START Material
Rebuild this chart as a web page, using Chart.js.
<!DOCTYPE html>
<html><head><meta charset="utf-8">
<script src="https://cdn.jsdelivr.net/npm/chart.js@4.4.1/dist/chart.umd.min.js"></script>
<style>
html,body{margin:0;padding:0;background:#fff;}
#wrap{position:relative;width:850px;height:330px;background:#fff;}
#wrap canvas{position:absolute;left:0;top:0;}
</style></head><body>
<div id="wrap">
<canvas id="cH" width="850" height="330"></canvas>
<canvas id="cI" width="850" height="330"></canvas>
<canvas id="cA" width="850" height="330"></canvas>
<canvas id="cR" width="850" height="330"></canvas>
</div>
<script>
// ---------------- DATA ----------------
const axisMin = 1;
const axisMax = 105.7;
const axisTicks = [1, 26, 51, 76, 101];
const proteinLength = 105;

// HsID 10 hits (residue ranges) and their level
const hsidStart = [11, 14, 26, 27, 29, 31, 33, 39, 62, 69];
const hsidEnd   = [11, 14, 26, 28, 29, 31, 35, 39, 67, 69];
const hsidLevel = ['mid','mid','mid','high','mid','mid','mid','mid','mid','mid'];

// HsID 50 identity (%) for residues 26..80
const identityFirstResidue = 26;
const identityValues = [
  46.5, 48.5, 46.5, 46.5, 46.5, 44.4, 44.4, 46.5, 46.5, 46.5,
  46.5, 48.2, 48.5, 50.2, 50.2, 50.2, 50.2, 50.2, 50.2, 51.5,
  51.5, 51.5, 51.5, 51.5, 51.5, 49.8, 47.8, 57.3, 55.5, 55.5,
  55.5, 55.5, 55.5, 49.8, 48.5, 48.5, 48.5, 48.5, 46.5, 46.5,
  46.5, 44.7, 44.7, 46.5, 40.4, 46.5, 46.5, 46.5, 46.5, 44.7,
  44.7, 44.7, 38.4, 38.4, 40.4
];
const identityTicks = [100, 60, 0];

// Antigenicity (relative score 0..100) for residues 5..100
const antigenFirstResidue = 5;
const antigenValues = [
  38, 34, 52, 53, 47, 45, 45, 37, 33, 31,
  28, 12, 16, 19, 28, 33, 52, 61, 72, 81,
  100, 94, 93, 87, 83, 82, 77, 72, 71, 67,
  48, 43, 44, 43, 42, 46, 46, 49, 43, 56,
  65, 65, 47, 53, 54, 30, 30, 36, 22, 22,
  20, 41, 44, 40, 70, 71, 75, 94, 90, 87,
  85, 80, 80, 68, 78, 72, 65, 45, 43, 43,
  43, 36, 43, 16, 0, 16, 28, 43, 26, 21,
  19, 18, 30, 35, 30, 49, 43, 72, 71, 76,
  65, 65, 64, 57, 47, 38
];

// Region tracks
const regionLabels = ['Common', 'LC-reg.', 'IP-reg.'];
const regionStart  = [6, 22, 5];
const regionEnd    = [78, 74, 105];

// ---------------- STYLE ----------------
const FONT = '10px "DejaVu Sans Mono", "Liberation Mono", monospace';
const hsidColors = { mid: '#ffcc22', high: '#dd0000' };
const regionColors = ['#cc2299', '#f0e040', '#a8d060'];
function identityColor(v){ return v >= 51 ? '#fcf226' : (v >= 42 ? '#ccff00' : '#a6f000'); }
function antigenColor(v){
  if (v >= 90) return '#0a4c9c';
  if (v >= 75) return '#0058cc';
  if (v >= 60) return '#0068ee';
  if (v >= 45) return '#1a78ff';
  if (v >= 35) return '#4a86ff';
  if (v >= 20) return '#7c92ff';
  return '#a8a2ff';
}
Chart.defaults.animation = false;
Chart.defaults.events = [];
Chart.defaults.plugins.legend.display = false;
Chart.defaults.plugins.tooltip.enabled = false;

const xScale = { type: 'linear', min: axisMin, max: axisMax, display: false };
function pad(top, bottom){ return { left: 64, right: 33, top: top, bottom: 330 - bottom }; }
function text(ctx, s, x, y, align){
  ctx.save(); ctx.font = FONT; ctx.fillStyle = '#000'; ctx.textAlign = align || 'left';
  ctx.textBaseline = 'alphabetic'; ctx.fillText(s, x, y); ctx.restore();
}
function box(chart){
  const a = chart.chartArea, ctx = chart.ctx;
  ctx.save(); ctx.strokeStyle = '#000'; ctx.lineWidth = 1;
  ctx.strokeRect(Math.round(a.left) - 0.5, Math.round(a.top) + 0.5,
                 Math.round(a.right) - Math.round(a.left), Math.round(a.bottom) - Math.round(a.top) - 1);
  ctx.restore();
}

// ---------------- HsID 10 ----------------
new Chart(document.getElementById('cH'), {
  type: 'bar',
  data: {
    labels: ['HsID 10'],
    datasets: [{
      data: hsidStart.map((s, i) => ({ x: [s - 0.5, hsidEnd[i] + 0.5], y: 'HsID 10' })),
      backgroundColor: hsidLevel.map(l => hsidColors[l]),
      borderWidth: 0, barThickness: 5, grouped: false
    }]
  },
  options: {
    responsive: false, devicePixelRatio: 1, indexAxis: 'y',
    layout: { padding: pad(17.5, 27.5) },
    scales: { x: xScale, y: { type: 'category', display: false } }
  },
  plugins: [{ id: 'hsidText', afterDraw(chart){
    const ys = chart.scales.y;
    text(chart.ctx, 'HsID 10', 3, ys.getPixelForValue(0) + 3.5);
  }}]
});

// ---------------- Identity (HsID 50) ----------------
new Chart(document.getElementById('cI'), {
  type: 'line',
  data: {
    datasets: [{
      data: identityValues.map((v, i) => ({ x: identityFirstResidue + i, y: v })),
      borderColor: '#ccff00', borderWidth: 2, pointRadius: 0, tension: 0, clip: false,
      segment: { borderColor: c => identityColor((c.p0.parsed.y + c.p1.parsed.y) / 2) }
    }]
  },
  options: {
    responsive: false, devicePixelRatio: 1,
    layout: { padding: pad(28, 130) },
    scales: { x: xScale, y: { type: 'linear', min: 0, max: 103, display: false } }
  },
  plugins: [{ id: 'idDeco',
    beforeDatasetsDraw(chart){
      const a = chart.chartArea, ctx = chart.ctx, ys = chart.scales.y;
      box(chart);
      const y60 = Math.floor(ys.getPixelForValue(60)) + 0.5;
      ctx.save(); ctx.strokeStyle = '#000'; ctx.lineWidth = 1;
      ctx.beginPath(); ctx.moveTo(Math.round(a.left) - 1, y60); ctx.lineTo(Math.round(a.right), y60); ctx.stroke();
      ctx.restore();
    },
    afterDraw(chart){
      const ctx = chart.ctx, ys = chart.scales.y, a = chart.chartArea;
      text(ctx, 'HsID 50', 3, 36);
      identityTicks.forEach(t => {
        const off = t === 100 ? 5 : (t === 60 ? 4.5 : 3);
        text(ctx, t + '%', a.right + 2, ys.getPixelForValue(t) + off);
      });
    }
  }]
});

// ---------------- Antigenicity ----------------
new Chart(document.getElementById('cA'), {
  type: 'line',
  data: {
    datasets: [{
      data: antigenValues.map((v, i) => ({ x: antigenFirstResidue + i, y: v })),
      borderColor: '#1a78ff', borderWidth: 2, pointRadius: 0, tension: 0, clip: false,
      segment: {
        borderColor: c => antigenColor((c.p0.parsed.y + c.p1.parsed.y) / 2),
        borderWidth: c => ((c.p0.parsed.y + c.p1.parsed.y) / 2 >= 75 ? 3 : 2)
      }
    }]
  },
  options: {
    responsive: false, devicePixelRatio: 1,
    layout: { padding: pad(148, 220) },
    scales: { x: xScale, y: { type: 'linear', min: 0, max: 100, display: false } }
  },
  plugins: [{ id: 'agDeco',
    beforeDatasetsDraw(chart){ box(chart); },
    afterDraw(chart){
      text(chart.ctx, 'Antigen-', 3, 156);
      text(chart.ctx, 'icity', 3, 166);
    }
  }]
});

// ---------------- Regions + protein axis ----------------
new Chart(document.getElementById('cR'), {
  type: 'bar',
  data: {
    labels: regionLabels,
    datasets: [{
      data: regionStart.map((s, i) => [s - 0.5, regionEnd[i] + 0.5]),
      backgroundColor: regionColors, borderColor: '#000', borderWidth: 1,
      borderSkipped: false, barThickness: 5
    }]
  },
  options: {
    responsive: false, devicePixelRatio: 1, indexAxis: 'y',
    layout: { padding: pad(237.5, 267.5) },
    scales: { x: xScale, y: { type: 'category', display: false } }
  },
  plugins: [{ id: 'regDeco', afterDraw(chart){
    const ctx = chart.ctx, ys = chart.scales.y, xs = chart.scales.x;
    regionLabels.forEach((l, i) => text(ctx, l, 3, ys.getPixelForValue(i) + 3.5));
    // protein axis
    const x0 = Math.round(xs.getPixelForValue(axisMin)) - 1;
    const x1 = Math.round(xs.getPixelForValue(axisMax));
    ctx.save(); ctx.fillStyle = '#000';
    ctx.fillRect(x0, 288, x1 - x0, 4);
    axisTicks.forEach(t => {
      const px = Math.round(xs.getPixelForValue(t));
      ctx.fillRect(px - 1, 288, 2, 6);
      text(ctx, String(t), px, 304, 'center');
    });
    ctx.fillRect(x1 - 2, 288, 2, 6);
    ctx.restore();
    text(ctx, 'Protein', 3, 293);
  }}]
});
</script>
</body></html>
END Material
▶ _Work to complete_:
From the first line of the data above to the line holding "const proteinLength = 105;", reproduce each line exactly; emit no other lines.

▶ _Written answer_:
Rebuild this chart as a web page, using Chart.js.
<!DOCTYPE html>
<html><head><meta charset="utf-8">
<script src="https://cdn.jsdelivr.net/npm/chart.js@4.4.1/dist/chart.umd.min.js"></script>
<style>
html,body{margin:0;padding:0;background:#fff;}
#wrap{position:relative;width:850px;height:330px;background:#fff;}
#wrap canvas{position:absolute;left:0;top:0;}
</style></head><body>
<div id="wrap">
<canvas id="cH" width="850" height="330"></canvas>
<canvas id="cI" width="850" height="330"></canvas>
<canvas id="cA" width="850" height="330"></canvas>
<canvas id="cR" width="850" height="330"></canvas>
</div>
<script>
// ---------------- DATA ----------------
const axisMin = 1;
const axisMax = 105.7;
const axisTicks = [1, 26, 51, 76, 101];
const proteinLength = 105;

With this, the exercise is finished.